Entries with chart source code
+===+

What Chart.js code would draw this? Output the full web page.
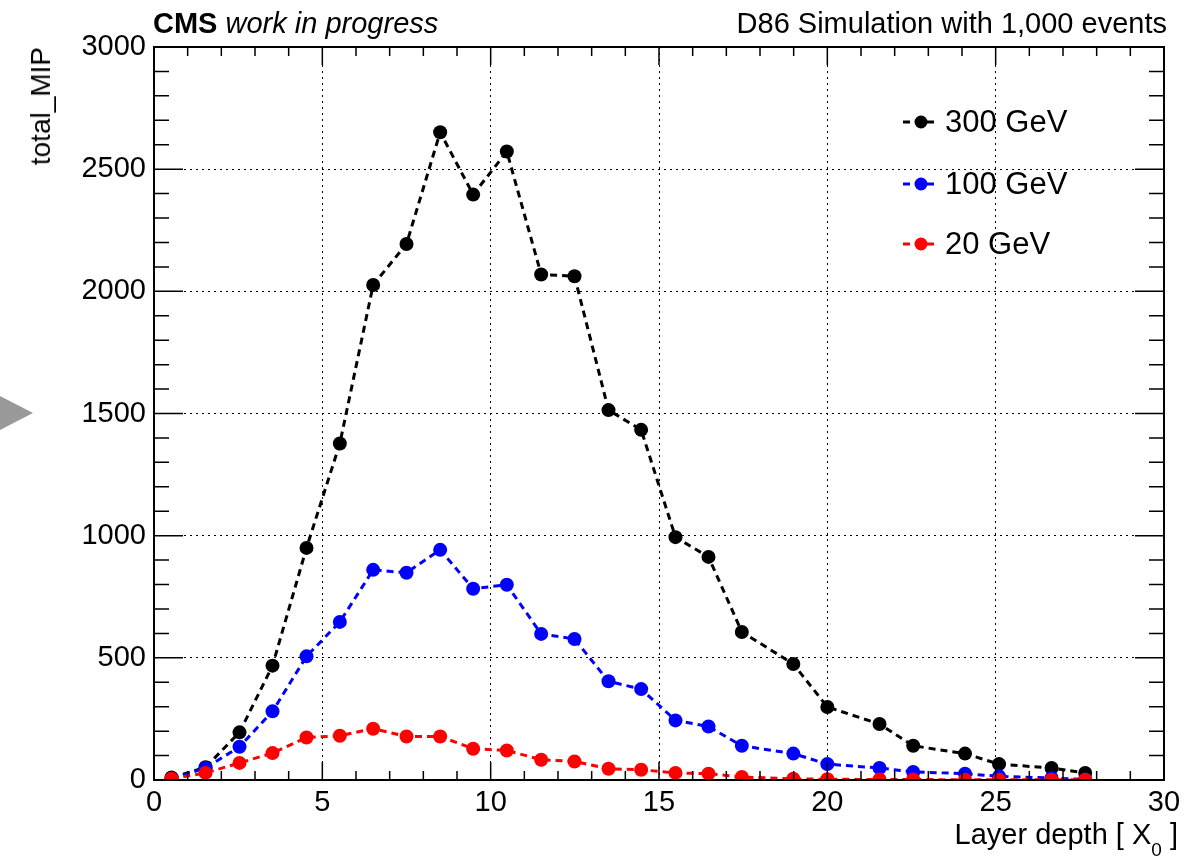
<!DOCTYPE html>
<html lang="en">
<head>
    <meta charset="UTF-8">
    <title>total_MIP vs layer depth</title>
    <script src="https://cdn.jsdelivr.net/npm/chart.js"></script>
    <style>
        body {
            margin: 0;
            background: #fff;
            font-family: "Liberation Sans", Arial, sans-serif;
        }

        #wrap {
            position: relative;
            width: 1203px;
            height: 861px;
        }

        .txt {
            position: absolute;
            color: #000;
            white-space: nowrap;
            line-height: 1;
        }

        #header-left { left: 153px; top: 9px; font-size: 29px; }
        #header-right { right: 36px; top: 9px; font-size: 29px; }

        #ytitle {
            left: 27px;
            top: 47px;
            font-size: 28px;
            writing-mode: vertical-rl;
            transform: rotate(180deg);
        }

        #xtitle { right: 25px; top: 820px; font-size: 29px; }
        #xtitle sub { font-size: 19px; vertical-align: -12px; }

        /* the grey arrow on the left edge */
        #arrow {
            position: absolute;
            left: 0;
            top: 396px;
            width: 0;
            height: 0;
            border-top: 17px solid transparent;
            border-bottom: 17px solid transparent;
            border-left: 33px solid #999;
        }

        .leg {
            position: absolute;
            left: 903px;
            height: 34px;
            display: flex;
            align-items: center;
            font-size: 31px;
        }

        .leg svg { margin-right: 6px; }
    </style>
</head>
<body>
<div id="wrap">
    <canvas id="myChart" width="1203" height="861"></canvas>

    <div class="txt" id="header-left"><b>CMS</b> <i>work in progress</i></div>
    <div class="txt" id="header-right">D86 Simulation with 1,000 events</div>
    <div class="txt" id="ytitle">total_MIP</div>
    <div class="txt" id="xtitle">Layer depth [ X<sub>0</sub> ]</div>
    <div id="arrow"></div>
    <div id="legend"></div>
</div>

<script>
    // layer depth in X0
    var layerDepth = [0.52, 1.53, 2.54, 3.52, 4.53, 5.52, 6.51, 7.5, 8.5, 9.48, 10.48, 11.5, 12.49,
        13.5, 14.47, 15.49, 16.47, 17.46, 18.99, 20.0, 21.55, 22.55, 24.09, 25.1, 26.66, 27.66];

    var mip300 = [10, 52, 195, 468, 950, 1377, 2026, 2194, 2651, 2396, 2572, 2069, 2062,
        1514, 1433, 994, 913, 606, 475, 299, 229, 140, 108, 65, 49, 29];
    var mip100 = [5, 49, 136, 281, 506, 647, 860, 848, 942, 783, 799, 598, 577,
        404, 372, 244, 219, 140, 108, 65, 49, 33, 26, 15, 8, 2];
    var mip20 = [5, 29, 70, 110, 174, 181, 210, 178, 178, 128, 121, 83, 76,
        46, 42, 29, 26, 12, 5, 3, 2, 2, 1, 1, 1, 1];

    var seriesNames = ['300 GeV', '100 GeV', '20 GeV'];
    var seriesColors = ['#000000', '#0000ff', '#ff0000'];

    var xTicks = [0, 5, 10, 15, 20, 25, 30];
    var yTicks = [0, 500, 1000, 1500, 2000, 2500, 3000];

    function toPoints(values) {
        return values.map(function (v, i) { return { x: layerDepth[i], y: v }; });
    }

    function makeDataset(name, values, color) {
        return {
            label: name,
            data: toPoints(values),
            borderColor: color,
            backgroundColor: color,
            borderWidth: 3,
            borderDash: [7, 5],
            pointRadius: 7,
            pointBorderWidth: 0,
            pointBackgroundColor: color,
            fill: false,
            tension: 0
        };
    }

    // ROOT-like frame with ticks pointing inward, on all four sides
    var framePlugin = {
        id: 'frame',
        afterDraw: function (chart) {
            var ctx = chart.ctx;
            var a = chart.chartArea;
            var xs = chart.scales.x;
            var ys = chart.scales.y;
            ctx.save();
            ctx.strokeStyle = '#000';
            ctx.lineWidth = 2;
            ctx.strokeRect(a.left, a.top, a.right - a.left, a.bottom - a.top);

            ctx.lineWidth = 1.5;
            ctx.beginPath();
            for (var i = 0; i <= 30; i++) {
                var px = xs.getPixelForValue(i);
                var len = (i % 5 === 0) ? 18 : 9;
                ctx.moveTo(px, a.bottom); ctx.lineTo(px, a.bottom - len);
                ctx.moveTo(px, a.top); ctx.lineTo(px, a.top + len);
            }
            for (var v = 0; v <= 3000; v += 100) {
                var py = ys.getPixelForValue(v);
                var l = (v % 500 === 0) ? 29 : 15;
                ctx.moveTo(a.left, py); ctx.lineTo(a.left + l, py);
                ctx.moveTo(a.right, py); ctx.lineTo(a.right - l, py);
            }
            ctx.stroke();
            ctx.restore();
        }
    };

    var tickFont = { family: "'Liberation Sans', Arial, sans-serif", size: 29 };

    function plainLabel(value) {
        return String(value);
    }

    var ctx = document.getElementById('myChart').getContext('2d');
    var myChart = new Chart(ctx, {
        type: 'line',
        data: {
            // 20 GeV first so it is drawn on top
            datasets: [
                makeDataset(seriesNames[2], mip20, seriesColors[2]),
                makeDataset(seriesNames[1], mip100, seriesColors[1]),
                makeDataset(seriesNames[0], mip300, seriesColors[0])
            ]
        },
        options: {
            responsive: false,
            animation: false,
            devicePixelRatio: 1,
            layout: { padding: { left: 0, top: 47, right: 39, bottom: 0 } },
            plugins: {
                legend: { display: false },
                tooltip: { enabled: false }
            },
            scales: {
                x: {
                    type: 'linear',
                    min: 0,
                    max: 30,
                    afterBuildTicks: function (scale) {
                        scale.ticks = xTicks.map(function (t) { return { value: t }; });
                    },
                    afterFit: function (scale) { scale.height = 81; },
                    ticks: { color: '#000', font: tickFont, padding: 6, maxRotation: 0, callback: plainLabel },
                    grid: { color: '#000', lineWidth: 1, drawTicks: false },
                    border: { display: false, dash: [2, 4] }
                },
                y: {
                    min: 0,
                    max: 3000,
                    afterBuildTicks: function (scale) {
                        scale.ticks = yTicks.map(function (t) { return { value: t }; });
                    },
                    afterFit: function (scale) { scale.width = 154; },
                    ticks: { color: '#000', font: tickFont, padding: 8, callback: plainLabel },
                    grid: { color: '#000', lineWidth: 1, drawTicks: false },
                    border: { display: false, dash: [2, 4] }
                }
            }
        },
        plugins: [framePlugin]
    });

    // legend rows built from the series names and colours
    var legendTops = [105, 167, 227];
    var legend = document.getElementById('legend');
    seriesNames.forEach(function (name, i) {
        var row = document.createElement('div');
        row.className = 'leg';
        row.style.top = legendTops[i] + 'px';
        var c = seriesColors[i];
        row.innerHTML = '<svg width="36" height="16"><line x1="0" y1="8" x2="36" y2="8" stroke="' + c +
            '" stroke-width="3" stroke-dasharray="7,5"/><circle cx="18" cy="8" r="6.5" fill="' + c + '"/></svg>' +
            '<span>' + name + '</span>';
        legend.appendChild(row);
    });
</script>
</body>
</html>
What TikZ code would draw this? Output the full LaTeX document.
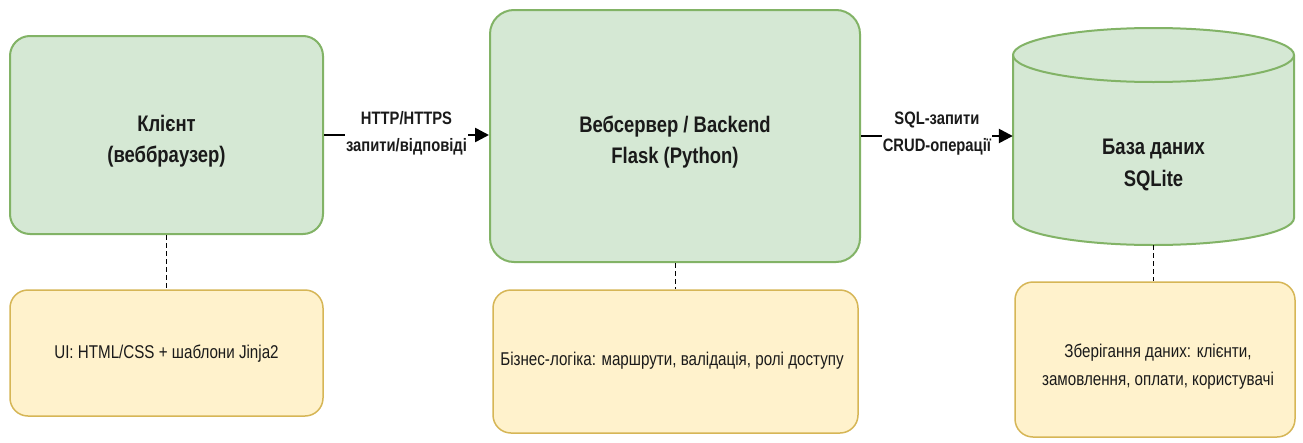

+===+

§ Task
Reproduce the material above in full, exactly, with no images.

§ Answer to the problem
What Chart.js code would draw this? Output the full web page.
<!DOCTYPE html>
<html lang="en">
<head>
    <meta charset="UTF-8">
    <title>total_MIP vs layer depth</title>
    <script src="https://cdn.jsdelivr.net/npm/chart.js"></script>
    <style>
        body {
            margin: 0;
            background: #fff;
            font-family: "Liberation Sans", Arial, sans-serif;
        }

        #wrap {
            position: relative;
            width: 1203px;
            height: 861px;
        }

        .txt {
            position: absolute;
            color: #000;
            white-space: nowrap;
            line-height: 1;
        }

        #header-left { left: 153px; top: 9px; font-size: 29px; }
        #header-right { right: 36px; top: 9px; font-size: 29px; }

        #ytitle {
            left: 27px;
            top: 47px;
            font-size: 28px;
            writing-mode: vertical-rl;
            transform: rotate(180deg);
        }

        #xtitle { right: 25px; top: 820px; font-size: 29px; }
        #xtitle sub { font-size: 19px; vertical-align: -12px; }

        /* the grey arrow on the left edge */
        #arrow {
            position: absolute;
            left: 0;
            top: 396px;
            width: 0;
            height: 0;
            border-top: 17px solid transparent;
            border-bottom: 17px solid transparent;
            border-left: 33px solid #999;
        }

        .leg {
            position: absolute;
            left: 903px;
            height: 34px;
            display: flex;
            align-items: center;
            font-size: 31px;
        }

        .leg svg { margin-right: 6px; }
    </style>
</head>
<body>
<div id="wrap">
    <canvas id="myChart" width="1203" height="861"></canvas>

    <div class="txt" id="header-left"><b>CMS</b> <i>work in progress</i></div>
    <div class="txt" id="header-right">D86 Simulation with 1,000 events</div>
    <div class="txt" id="ytitle">total_MIP</div>
    <div class="txt" id="xtitle">Layer depth [ X<sub>0</sub> ]</div>
    <div id="arrow"></div>
    <div id="legend"></div>
</div>

<script>
    // layer depth in X0
    var layerDepth = [0.52, 1.53, 2.54, 3.52, 4.53, 5.52, 6.51, 7.5, 8.5, 9.48, 10.48, 11.5, 12.49,
        13.5, 14.47, 15.49, 16.47, 17.46, 18.99, 20.0, 21.55, 22.55, 24.09, 25.1, 26.66, 27.66];

    var mip300 = [10, 52, 195, 468, 950, 1377, 2026, 2194, 2651, 2396, 2572, 2069, 2062,
        1514, 1433, 994, 913, 606, 475, 299, 229, 140, 108, 65, 49, 29];
    var mip100 = [5, 49, 136, 281, 506, 647, 860, 848, 942, 783, 799, 598, 577,
        404, 372, 244, 219, 140, 108, 65, 49, 33, 26, 15, 8, 2];
    var mip20 = [5, 29, 70, 110, 174, 181, 210, 178, 178, 128, 121, 83, 76,
        46, 42, 29, 26, 12, 5, 3, 2, 2, 1, 1, 1, 1];

    var seriesNames = ['300 GeV', '100 GeV', '20 GeV'];
    var seriesColors = ['#000000', '#0000ff', '#ff0000'];

    var xTicks = [0, 5, 10, 15, 20, 25, 30];
    var yTicks = [0, 500, 1000, 1500, 2000, 2500, 3000];

    function toPoints(values) {
        return values.map(function (v, i) { return { x: layerDepth[i], y: v }; });
    }

    function makeDataset(name, values, color) {
        return {
            label: name,
            data: toPoints(values),
            borderColor: color,
            backgroundColor: color,
            borderWidth: 3,
            borderDash: [7, 5],
            pointRadius: 7,
            pointBorderWidth: 0,
            pointBackgroundColor: color,
            fill: false,
            tension: 0
        };
    }

    // ROOT-like frame with ticks pointing inward, on all four sides
    var framePlugin = {
        id: 'frame',
        afterDraw: function (chart) {
            var ctx = chart.ctx;
            var a = chart.chartArea;
            var xs = chart.scales.x;
            var ys = chart.scales.y;
            ctx.save();
            ctx.strokeStyle = '#000';
            ctx.lineWidth = 2;
            ctx.strokeRect(a.left, a.top, a.right - a.left, a.bottom - a.top);

            ctx.lineWidth = 1.5;
            ctx.beginPath();
            for (var i = 0; i <= 30; i++) {
                var px = xs.getPixelForValue(i);
                var len = (i % 5 === 0) ? 18 : 9;
                ctx.moveTo(px, a.bottom); ctx.lineTo(px, a.bottom - len);
                ctx.moveTo(px, a.top); ctx.lineTo(px, a.top + len);
            }
            for (var v = 0; v <= 3000; v += 100) {
                var py = ys.getPixelForValue(v);
                var l = (v % 500 === 0) ? 29 : 15;
                ctx.moveTo(a.left, py); ctx.lineTo(a.left + l, py);
                ctx.moveTo(a.right, py); ctx.lineTo(a.right - l, py);
            }
            ctx.stroke();
            ctx.restore();
        }
    };

    var tickFont = { family: "'Liberation Sans', Arial, sans-serif", size: 29 };

    function plainLabel(value) {
        return String(value);
    }

    var ctx = document.getElementById('myChart').getContext('2d');
    var myChart = new Chart(ctx, {
        type: 'line',
        data: {
            // 20 GeV first so it is drawn on top
            datasets: [
                makeDataset(seriesNames[2], mip20, seriesColors[2]),
                makeDataset(seriesNames[1], mip100, seriesColors[1]),
                makeDataset(seriesNames[0], mip300, seriesColors[0])
            ]
        },
        options: {
            responsive: false,
            animation: false,
            devicePixelRatio: 1,
            layout: { padding: { left: 0, top: 47, right: 39, bottom: 0 } },
            plugins: {
                legend: { display: false },
                tooltip: { enabled: false }
            },
            scales: {
                x: {
                    type: 'linear',
                    min: 0,
                    max: 30,
                    afterBuildTicks: function (scale) {
                        scale.ticks = xTicks.map(function (t) { return { value: t }; });
                    },
                    afterFit: function (scale) { scale.height = 81; },
                    ticks: { color: '#000', font: tickFont, padding: 6, maxRotation: 0, callback: plainLabel },
                    grid: { color: '#000', lineWidth: 1, drawTicks: false },
                    border: { display: false, dash: [2, 4] }
                },
                y: {
                    min: 0,
                    max: 3000,
                    afterBuildTicks: function (scale) {
                        scale.ticks = yTicks.map(function (t) { return { value: t }; });
                    },
                    afterFit: function (scale) { scale.width = 154; },
                    ticks: { color: '#000', font: tickFont, padding: 8, callback: plainLabel },
                    grid: { color: '#000', lineWidth: 1, drawTicks: false },
                    border: { display: false, dash: [2, 4] }
                }
            }
        },
        plugins: [framePlugin]
    });

    // legend rows built from the series names and colours
    var legendTops = [105, 167, 227];
    var legend = document.getElementById('legend');
    seriesNames.forEach(function (name, i) {
        var row = document.createElement('div');
        row.className = 'leg';
        row.style.top = legendTops[i] + 'px';
        var c = seriesColors[i];
        row.innerHTML = '<svg width="36" height="16"><line x1="0" y1="8" x2="36" y2="8" stroke="' + c +
            '" stroke-width="3" stroke-dasharray="7,5"/><circle cx="18" cy="8" r="6.5" fill="' + c + '"/></svg>' +
            '<span>' + name + '</span>';
        legend.appendChild(row);
    });
</script>
</body>
</html>
What TikZ code would draw this? Output the full LaTeX document.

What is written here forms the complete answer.